ARE wants to avoid the same delays it suffered when designing truck caps and tonneau covers for the redesigned Ford F-150, he says. Because of difficulties obtaining CAD system information from Ford, it took ARE 13 months to design truck caps for the Ford F-150 longbed, shortbed, flareside, regular and extended cab models.
Five-Axis Milling Machine Before building a truck cap mold, a full-size Styrofoam model is shaped by a five-axis CNC milling machine. Engineers then place the truck cap model on a pickup truck to determine if other design changes are needed.
In the design phase, Surfware animates the path of the cutting tool on the workpiece. The movement of the five-axis milling machine on a computer screen is controlled by Surfware as the tool moves over a virtual truck cap surface.
"Surfware generates the numerical code that controls the five-axis cutting machine on an x, y, and z coordinate plus two rotational axis," says Todd Van Gorder of ARE. "This is the newest way to make plugs for truck caps and tonneau covers.

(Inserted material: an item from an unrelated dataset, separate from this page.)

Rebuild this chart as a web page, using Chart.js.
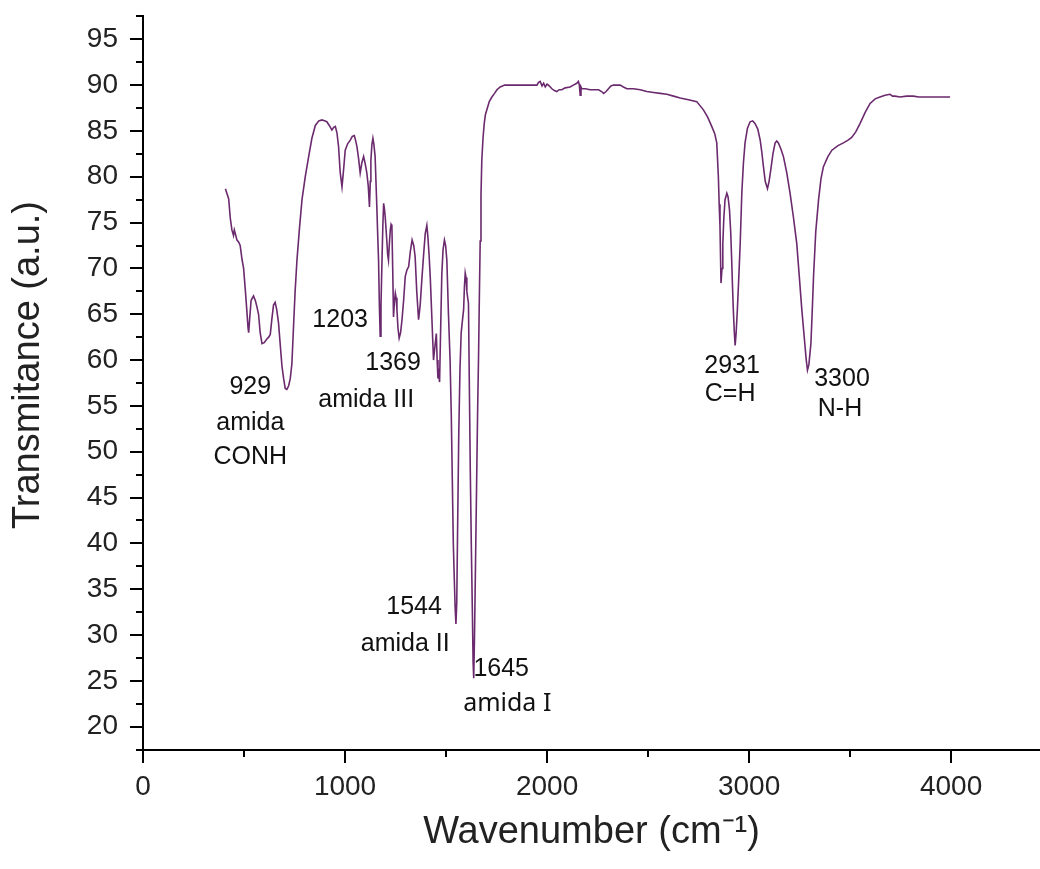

"ARE switched to a faster way of making plugs. With the five-axis machine, we want to take the five- to six-week process of plug creation and reduce it to one or two weeks. Speed, accuracy, and uniformity are a big advantage in this process."
In August, the backlog of truck caps was 2,550, which is about eight days of work, McBroom says. This is a slow month when vehicles are introduced for the new model year and production slows as molds are designed and produced for new truck caps.
Production backlog in busy months such as July can reach 3,500 units, McBroom says. The average monthly backlog is 1,200 to 2,000 units, which results in a 10- to 14-day period from order to delivery. A consistent flow of orders is critical in order to ship full trailer loads to dealers.
"We work best in a backlog range of 1,200 to 2,000 truck caps," McBroom says.
In recent years, sales at ARE have grown consistently, McBroom says. In 1997, the company produced 60,000 fiberglass caps and covers. ARE expects production of 67,000 in 1998 and sales of 75,000 in 1999.